## Exercise task
Copy each line exactly. Drop every picture.

## Data section

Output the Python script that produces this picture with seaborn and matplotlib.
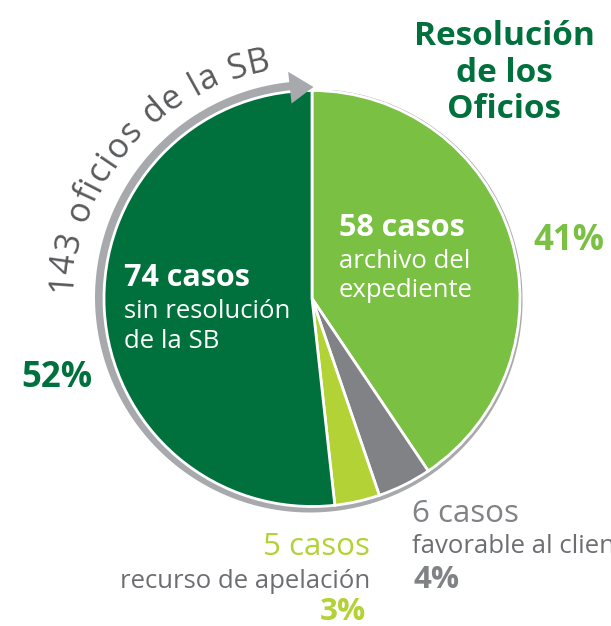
import numpy as np
import matplotlib
matplotlib.use('Agg')
import matplotlib.pyplot as plt
from matplotlib.patches import Polygon
from matplotlib.textpath import TextToPath
from matplotlib.font_manager import FontProperties
import seaborn as sns

# datos
categorias = ['archivo del expediente', 'favorable al cliente',
              'recurso de apelación', 'sin resolución de la SB']
casos = [58, 6, 5, 74]
porcentajes = ['41%', '4%', '3%', '52%']
total_oficios = 143
titulo = ['Resolución', 'de los', 'Oficios']

FUENTE = 'Open Sans'
sns.set_theme(style='white')
plt.rcParams['font.family'] = [FUENTE, 'DejaVu Sans']

VERDE_OSCURO = '#00703c'
VERDE_CLARO = '#7ac143'
GRIS = '#808285'
LIMA = '#b2d235'
GRIS_ARCO = '#a7a9ac'
GRIS_TEXTO = '#6d6e71'
colores = [VERDE_CLARO, GRIS, LIMA, VERDE_OSCURO]

W, H = 611, 626
CX, CY, R = 312, 298.5, 208

FS_TITULO = 24
FS_CASOS = 22
FS_TEXTO = 18.5
FS_PCT = 25
FS_PCT_CHICO = 22.5


def py(y):
    return H - y


def polar(theta, r):
    t = np.deg2rad(theta)
    return CX + r * np.cos(t), py(CY) + r * np.sin(t)


fig = plt.figure(figsize=(W / 100, H / 100), dpi=100)
ax = fig.add_axes([0, 0, 1, 1])

# anillo gris detras del pastel (grosor creciente hacia la flecha)
phi = np.linspace(-84.5, 264.5, 400)
ancho = np.interp(phi, [-84.5, 0, 90, 180, 264.5], [1.5, 2.5, 6, 9, 9.5])
theta = -phi
outer = [polar(t, R + w) for t, w in zip(theta, ancho)]
inner = [polar(t, R - 6) for t in theta[::-1]]
ax.add_patch(Polygon(outer + inner, closed=True, fc=GRIS_ARCO, ec='none', zorder=0))

ax.pie(
    casos,
    colors=colores,
    startangle=90,
    counterclock=False,
    center=(CX, py(CY)),
    radius=R,
    wedgeprops=dict(edgecolor='white', linewidth=2, zorder=1),
)

# punta de flecha
punta = [polar(96, R - 12), polar(96, R + 20), polar(89.6, R + 3.5)]
ax.add_patch(Polygon(punta, closed=True, fc=GRIS_ARCO, ec='none', zorder=2))

# texto curvo sobre el arco
texto_arco = f'{total_oficios} oficios de la SB'
fs_px = 34
fp = FontProperties(family=FUENTE, size=fs_px)
ttp = TextToPath()
anchos = []
for ch in texto_arco:
    if ch == ' ':
        w = 0.26 * fs_px
    else:
        w = ttp.get_text_width_height_descent(ch, fp, ismath=False)[0]
        if ch == '1':
            w *= 0.6  # el "1" de Open Sans es tabular y queda separado
    anchos.append(w)
anchos = np.array(anchos)

theta_ini, r_medio = 177.5, 236
espacio = 1.2
largo = anchos.sum() + espacio * (len(texto_arco) - 1)
s = 0.0
for ch, w in zip(texto_arco, anchos):
    centro = s + w / 2
    s += w + espacio
    r = 241 - 9 * centro / largo
    th = theta_ini - np.rad2deg(centro / r_medio)
    if ch == ' ':
        continue
    x, y = polar(th, r)
    ax.text(x, y, ch, rotation=th - 90, rotation_mode='anchor',
            ha='center', va='baseline', fontsize=fs_px * 0.72,
            color='#58595b', zorder=3)

# titulo
for linea, yb in zip(titulo, [45, 82, 118]):
    ax.text(504, py(yb), linea, ha='center', va='baseline', fontsize=FS_TITULO,
            fontweight='bold', color=VERDE_OSCURO)

# etiquetas dentro del pastel
ax.text(339, py(236), f'{casos[0]} casos', fontsize=FS_CASOS, fontweight='bold',
        color='white', va='baseline', zorder=3)
ax.text(339, py(268), 'archivo del', fontsize=FS_TEXTO, color='white',
        va='baseline', zorder=3)
ax.text(339, py(297), 'expediente', fontsize=FS_TEXTO, color='white',
        va='baseline', zorder=3)

ax.text(124, py(286), f'{casos[3]} casos', fontsize=FS_CASOS, fontweight='bold',
        color='white', va='baseline', zorder=3)
ax.text(124, py(318), 'sin resolución', fontsize=FS_TEXTO, color='white',
        va='baseline', zorder=3)
ax.text(124, py(348), 'de la SB', fontsize=FS_TEXTO, color='white',
        va='baseline', zorder=3)

# porcentajes grandes
ax.text(569, py(250), porcentajes[0], ha='center', va='baseline', fontsize=FS_PCT,
        fontweight='bold', color=VERDE_CLARO)
ax.text(57, py(387), porcentajes[3], ha='center', va='baseline', fontsize=FS_PCT,
        fontweight='bold', color=VERDE_OSCURO)

# etiquetas inferiores
ax.text(412, py(522), f'{casos[1]} casos', fontsize=FS_PCT_CHICO, color=GRIS,
        va='baseline')
ax.text(412, py(553), categorias[1], fontsize=FS_TEXTO, color=GRIS_TEXTO,
        va='baseline')
ax.text(414, py(588), porcentajes[1], fontsize=FS_PCT_CHICO, fontweight='bold',
        color=GRIS, va='baseline')

ax.text(370, py(555), f'{casos[2]} casos', fontsize=FS_PCT_CHICO, color=LIMA,
        ha='right', va='baseline')
ax.text(370, py(588), categorias[2], fontsize=FS_TEXTO, color=GRIS_TEXTO,
        ha='right', va='baseline')
ax.text(366, py(620), porcentajes[2], fontsize=FS_PCT_CHICO, fontweight='bold',
        color=LIMA, ha='right', va='baseline')

ax.set_xlim(0, W)
ax.set_ylim(0, H)
ax.set_aspect('equal')
ax.axis('off')

fig.savefig('out.png', dpi=100)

## Solution to the exercise
Output the Python script that produces this picture with seaborn and matplotlib.
import numpy as np
import matplotlib
matplotlib.use('Agg')
import matplotlib.pyplot as plt
from matplotlib.patches import Polygon
from matplotlib.textpath import TextToPath
from matplotlib.font_manager import FontProperties
import seaborn as sns

# datos
categorias = ['archivo del expediente', 'favorable al cliente',
              'recurso de apelación', 'sin resolución de la SB']
casos = [58, 6, 5, 74]
porcentajes = ['41%', '4%', '3%', '52%']
total_oficios = 143
titulo = ['Resolución', 'de los', 'Oficios']

FUENTE = 'Open Sans'
sns.set_theme(style='white')
plt.rcParams['font.family'] = [FUENTE, 'DejaVu Sans']

VERDE_OSCURO = '#00703c'
VERDE_CLARO = '#7ac143'
GRIS = '#808285'
LIMA = '#b2d235'
GRIS_ARCO = '#a7a9ac'
GRIS_TEXTO = '#6d6e71'
colores = [VERDE_CLARO, GRIS, LIMA, VERDE_OSCURO]

W, H = 611, 626
CX, CY, R = 312, 298.5, 208

FS_TITULO = 24
FS_CASOS = 22
FS_TEXTO = 18.5
FS_PCT = 25
FS_PCT_CHICO = 22.5


def py(y):
    return H - y


def polar(theta, r):
    t = np.deg2rad(theta)
    return CX + r * np.cos(t), py(CY) + r * np.sin(t)


fig = plt.figure(figsize=(W / 100, H / 100), dpi=100)
ax = fig.add_axes([0, 0, 1, 1])

# anillo gris detras del pastel (grosor creciente hacia la flecha)
phi = np.linspace(-84.5, 264.5, 400)
ancho = np.interp(phi, [-84.5, 0, 90, 180, 264.5], [1.5, 2.5, 6, 9, 9.5])
theta = -phi
outer = [polar(t, R + w) for t, w in zip(theta, ancho)]
inner = [polar(t, R - 6) for t in theta[::-1]]
ax.add_patch(Polygon(outer + inner, closed=True, fc=GRIS_ARCO, ec='none', zorder=0))

ax.pie(
    casos,
    colors=colores,
    startangle=90,
    counterclock=False,
    center=(CX, py(CY)),
    radius=R,
    wedgeprops=dict(edgecolor='white', linewidth=2, zorder=1),
)

# punta de flecha
punta = [polar(96, R - 12), polar(96, R + 20), polar(89.6, R + 3.5)]
ax.add_patch(Polygon(punta, closed=True, fc=GRIS_ARCO, ec='none', zorder=2))

# texto curvo sobre el arco
texto_arco = f'{total_oficios} oficios de la SB'
fs_px = 34
fp = FontProperties(family=FUENTE, size=fs_px)
ttp = TextToPath()
anchos = []
for ch in texto_arco:
    if ch == ' ':
        w = 0.26 * fs_px
    else:
        w = ttp.get_text_width_height_descent(ch, fp, ismath=False)[0]
        if ch == '1':
            w *= 0.6  # el "1" de Open Sans es tabular y queda separado
    anchos.append(w)
anchos = np.array(anchos)

theta_ini, r_medio = 177.5, 236
espacio = 1.2
largo = anchos.sum() + espacio * (len(texto_arco) - 1)
s = 0.0
for ch, w in zip(texto_arco, anchos):
    centro = s + w / 2
    s += w + espacio
    r = 241 - 9 * centro / largo
    th = theta_ini - np.rad2deg(centro / r_medio)
    if ch == ' ':
        continue
    x, y = polar(th, r)
    ax.text(x, y, ch, rotation=th - 90, rotation_mode='anchor',
            ha='center', va='baseline', fontsize=fs_px * 0.72,
            color='#58595b', zorder=3)

# titulo
for linea, yb in zip(titulo, [45, 82, 118]):
    ax.text(504, py(yb), linea, ha='center', va='baseline', fontsize=FS_TITULO,
            fontweight='bold', color=VERDE_OSCURO)

# etiquetas dentro del pastel
ax.text(339, py(236), f'{casos[0]} casos', fontsize=FS_CASOS, fontweight='bold',
        color='white', va='baseline', zorder=3)
ax.text(339, py(268), 'archivo del', fontsize=FS_TEXTO, color='white',
        va='baseline', zorder=3)
ax.text(339, py(297), 'expediente', fontsize=FS_TEXTO, color='white',
        va='baseline', zorder=3)

ax.text(124, py(286), f'{casos[3]} casos', fontsize=FS_CASOS, fontweight='bold',
        color='white', va='baseline', zorder=3)
ax.text(124, py(318), 'sin resolución', fontsize=FS_TEXTO, color='white',
        va='baseline', zorder=3)
ax.text(124, py(348), 'de la SB', fontsize=FS_TEXTO, color='white',
        va='baseline', zorder=3)

# porcentajes grandes
ax.text(569, py(250), porcentajes[0], ha='center', va='baseline', fontsize=FS_PCT,
        fontweight='bold', color=VERDE_CLARO)
ax.text(57, py(387), porcentajes[3], ha='center', va='baseline', fontsize=FS_PCT,
        fontweight='bold', color=VERDE_OSCURO)

# etiquetas inferiores
ax.text(412, py(522), f'{casos[1]} casos', fontsize=FS_PCT_CHICO, color=GRIS,
        va='baseline')
ax.text(412, py(553), categorias[1], fontsize=FS_TEXTO, color=GRIS_TEXTO,
        va='baseline')
ax.text(414, py(588), porcentajes[1], fontsize=FS_PCT_CHICO, fontweight='bold',
        color=GRIS, va='baseline')

ax.text(370, py(555), f'{casos[2]} casos', fontsize=FS_PCT_CHICO, color=LIMA,
        ha='right', va='baseline')
ax.text(370, py(588), categorias[2], fontsize=FS_TEXTO, color=GRIS_TEXTO,
        ha='right', va='baseline')
ax.text(366, py(620), porcentajes[2], fontsize=FS_PCT_CHICO, fontweight='bold',
        color=LIMA, ha='right', va='baseline')

ax.set_xlim(0, W)
ax.set_ylim(0, H)
ax.set_aspect('equal')
ax.axis('off')

fig.savefig('out.png', dpi=100)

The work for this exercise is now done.